Auch aufgrund der hohen Kosten ist für viele Menschen eine klassische Form finanziell nicht mehr darstellbar. Die Anzahl der Sozialbestattungen ist in Deutschland weit auf dem Vormarsch. In Großstädten liegt die Anzahl von Feuerbestattungen und Beisetzung in anonymen Gräberfeldern zwischen 40 und 50 Prozent.
Kulturelle Veränderungen der Bestattungskultur sind immer eine Antwort auf die Zeit, also nichts grundsätzlich Neues. Dies kann beispielhaft an zwei Aspekten dargestellt werden. So wurden den Verstorbenen im Europäischen Frühmittelalter umfangreiche und kostbare Grabbeigaben hinzugefügt. Hierzu gehörten u. a. Ketten, Ringe, Axt und Schild. Mit der Christianisierung Europas verschwanden die materiellen Beigaben nach und nach. Als weiterer Aspekt ist die Verbrennung von Verstorbenen zu nennen.
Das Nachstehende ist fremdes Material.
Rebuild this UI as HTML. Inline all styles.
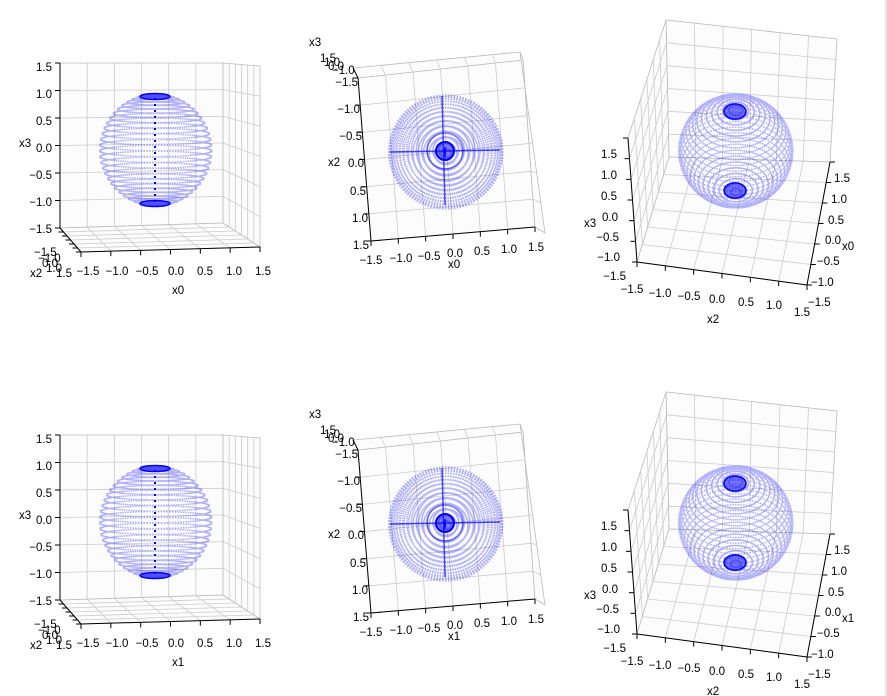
<!DOCTYPE html>
<html><head><meta charset="utf-8"><style>
body{margin:0;background:#fff;width:887px;height:696px;overflow:hidden}
svg{position:absolute;left:0;top:0}
text{font-family:"Liberation Sans",sans-serif;font-size:11.5px;fill:#000}
</style></head><body>
<svg id="s" width="887" height="696" viewBox="0 0 887 696">
<g id="g0"></g>
<g id="g1" transform="translate(0,372)"></g>
<line x1="886" y1="0" x2="886" y2="696" stroke="#ccc"/>
<g id="t0">
<g text-anchor="end"><text x="52" y="71">1.5</text><text x="52" y="98">1.0</text><text x="52" y="125">0.5</text><text x="52" y="152">0.0</text><text x="52" y="179">−0.5</text><text x="52" y="206">−1.0</text><text x="52" y="233">−1.5</text></g>
<text x="19" y="147">x3</text>
<g text-anchor="middle"><text x="88" y="275">−1.5</text><text x="117" y="275">−1.0</text><text x="147" y="275">−0.5</text><text x="176" y="275">0.0</text><text x="205" y="275">0.5</text><text x="234" y="275">1.0</text><text x="263" y="275">1.5</text></g>
<text x="172" y="294">x0</text>
<text x="34" y="256" font-size="10.5">−1.5</text><text x="38" y="262" font-size="10.5">−1.0</text><text x="42" y="267" font-size="10.5">0.0</text><text x="46" y="272" font-size="10.5">1.0</text><text x="56" y="277">1.5</text>
<text x="30" y="277">x2</text>
<text x="309" y="46">x3</text>
<text x="320" y="62" font-size="10.5">1.5</text><text x="324" y="66" font-size="10.5">1.0</text><text x="328" y="70" font-size="10.5">0.0</text><text x="332" y="74" font-size="10.5">−1.0</text>
<g text-anchor="end"><text x="358" y="86">−1.5</text><text x="360" y="113">−1.0</text><text x="362" y="140">−0.5</text><text x="364" y="167">0.0</text><text x="366" y="195">0.5</text><text x="368" y="222">1.0</text><text x="369" y="249">1.5</text></g>
<text x="328" y="166">x2</text>
<g text-anchor="middle"><text x="371" y="264">−1.5</text><text x="401" y="262">−1.0</text><text x="429" y="260">−0.5</text><text x="455" y="257">0.0</text><text x="482" y="255">0.5</text><text x="509" y="253">1.0</text><text x="536" y="251">1.5</text></g>
<text x="448" y="268">x0</text>
<g text-anchor="end"><text x="617" y="158">1.5</text><text x="617" y="179">1.0</text><text x="617" y="200">0.5</text><text x="618" y="221">0.0</text><text x="619" y="241">−0.5</text><text x="620" y="261">−1.0</text><text x="626" y="280">−1.5</text></g>
<text x="584" y="227">x3</text>
<g text-anchor="middle"><text x="632" y="293">−1.5</text><text x="660" y="297">−1.0</text><text x="689" y="300">−0.5</text><text x="717" y="303">0.0</text><text x="746" y="306">0.5</text><text x="774" y="309">1.0</text><text x="802" y="316">1.5</text></g>
<text x="707" y="323">x2</text>
<g><text x="834" y="182">1.5</text><text x="831" y="203">1.0</text><text x="828" y="224">0.5</text><text x="825" y="244">0.0</text><text x="817" y="265">−0.5</text><text x="811" y="286">−1.0</text><text x="808" y="306">−1.5</text></g>
<text x="842" y="250">x0</text>
</g>
</svg>
<script>
var NS="http://www.w3.org/2000/svg";
function el(p,n,a){var e=document.createElementNS(NS,n);for(var k in a)e.setAttribute(k,a[k]);p.appendChild(e);return e;}
function L(a,b,t){return [a[0]+(b[0]-a[0])*t,a[1]+(b[1]-a[1])*t];}
function quad(g,p00,p10,p11,p01,nu,nv){
 el(g,"polygon",{points:[p00,p10,p11,p01].map(function(p){return p.join(",")}).join(" "),fill:"#fcfcfc",stroke:"#bbb","stroke-width":0.8});
 for(var i=1;i<nu;i++){var t=i/nu;var a=L(p00,p10,t),b=L(p01,p11,t);el(g,"line",{x1:a[0],y1:a[1],x2:b[0],y2:b[1],stroke:"#ccc","stroke-width":0.8});}
 for(var i=1;i<nv;i++){var t=i/nv;var a=L(p00,p01,t),b=L(p10,p11,t);el(g,"line",{x1:a[0],y1:a[1],x2:b[0],y2:b[1],stroke:"#ccc","stroke-width":0.8});}
}
function ln(g,a,b){el(g,"line",{x1:a[0],y1:a[1],x2:b[0],y2:b[1],stroke:"#000","stroke-width":1});}
function ticks(g,a,b,dx,dy){for(var i=0;i<7;i++){var p=L(a,b,i/6);ln(g,p,[p[0]+dx,p[1]+dy]);}}
function sphere(g,cx,cy,R,ax,pr){
 var n=Math.hypot(ax[0],ax[1],ax[2]);ax=ax.map(function(v){return v/n});
 var e1=[1,0,0];var d=e1[0]*ax[0];e1=[1-d*ax[0],-d*ax[1],-d*ax[2]];n=Math.hypot(e1[0],e1[1],e1[2]);e1=e1.map(function(v){return v/n});
 var e2=[ax[1]*e1[2]-ax[2]*e1[1],ax[2]*e1[0]-ax[0]*e1[2],ax[0]*e1[1]-ax[1]*e1[0]];
 var s="";
 for(var la=-85;la<=85;la+=6){var c=Math.cos(la*Math.PI/180),sn=Math.sin(la*Math.PI/180);
  for(var lo=0;lo<360;lo+=3){var co=Math.cos(lo*Math.PI/180),so=Math.sin(lo*Math.PI/180);
   var x=c*co*e1[0]+c*so*e2[0]+sn*ax[0],y=c*co*e1[1]+c*so*e2[1]+sn*ax[1];
   var X=cx+R*x,Y=cy-R*y;s+="M"+X.toFixed(1)+","+Y.toFixed(1)+"h1.5";}}
 el(g,"path",{d:s,stroke:"#00f","stroke-opacity":0.3,"stroke-width":1.5,fill:"none"});
 [1,-1].forEach(function(sg){var X=cx+R*ax[0]*sg*0.96,Y=cy-R*ax[1]*sg*0.96;
  var ry=Math.max(3,pr*Math.abs(ax[2]));el(g,"ellipse",{cx:X,cy:Y,rx:pr,ry:ry,fill:"#00f","fill-opacity":0.55,stroke:"#00f","stroke-width":1.5});});
}
function panel(g){
 quad(g,[60,228],[223,223],[223,63],[60,63],6,6);
 quad(g,[223,223],[260,247],[260,66],[223,63],6,6);
 quad(g,[60,228],[223,223],[260,247],[81,252],6,6);
 ln(g,[60,63],[60,228]);ticks(g,[60,63],[60,228],-5,0);
 ln(g,[81,252],[260,247]);ticks(g,[81,252],[260,247],0,5);
 ln(g,[60,228],[81,252]);ticks(g,[60,228],[81,252],-5,0);
 sphere(g,155,150,56,[0,0.995,0.1],15);
 el(g,"line",{x1:155,y1:98,x2:155,y2:205,stroke:"#00f","stroke-width":2,"stroke-dasharray":"2 4"});
 quad(g,[358,78],[523,60],[535,227],[371,241],6,6);
 quad(g,[353,68],[520,52],[523,60],[358,78],6,1);
 quad(g,[523,60],[520,52],[545,233],[535,227],1,6);
 ln(g,[358,78],[371,241]);ticks(g,[358,78],[371,241],-5,0);
 ln(g,[371,241],[535,227]);ticks(g,[371,241],[535,227],0,5);
 ln(g,[353,68],[358,78]);
 sphere(g,445,152,57,[0,0.03,1],0.1);
 el(g,"circle",{cx:445,cy:151,r:9,fill:"#00f","fill-opacity":0.5,stroke:"#00f","stroke-width":2});
 el(g,"circle",{cx:445,cy:151,r:18,fill:"none",stroke:"#00f","stroke-width":1.5,"stroke-opacity":0.5});
 el(g,"line",{x1:390,y1:152,x2:500,y2:150,stroke:"#00f","stroke-width":1.5,"stroke-opacity":0.7});
 el(g,"line",{x1:442,y1:96,x2:445,y2:205,stroke:"#00f","stroke-width":1.5,"stroke-opacity":0.7});
 quad(g,[669,157],[830,162],[837,39],[666,20],6,6);
 quad(g,[628,138],[666,20],[669,157],[637,262],6,6);
 quad(g,[637,262],[807,285],[830,162],[669,157],6,6);
 ln(g,[628,138],[637,262]);ticks(g,[628,138],[637,262],-5,0);
 ln(g,[637,262],[807,285]);ticks(g,[637,262],[807,285],0,5);
 ln(g,[807,285],[830,162]);ticks(g,[807,285],[830,162],5,0);
 sphere(g,735,151,57,[0,0.72,0.69],11);
}
panel(document.getElementById("g0"));panel(document.getElementById("g1"));
var t=document.getElementById("t0").cloneNode(true);t.setAttribute("transform","translate(0,372)");
Array.prototype.forEach.call(t.querySelectorAll("text"),function(x){if(x.textContent=="x0")x.textContent="x1";});
document.getElementById("s").appendChild(t);
</script>
</body></html>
Diese wurde seitens der katholischen Kirche über mehrere Jahrhunderte abgelehnt. Lange galt der Katholik im Volksmund als „Einer, der sich nicht verbrennen lassen darf“. Am 5. Juli 1963 erlaubte das Heilige Offizium (Vorgängerbehörde der heutigen Glaubenskongregation) auch Katholiken die Feuerbestattung. Was unter Papst Paul VI. endete, geht zurück bis in die Christianisierung Europas und „Karl dem Großen“.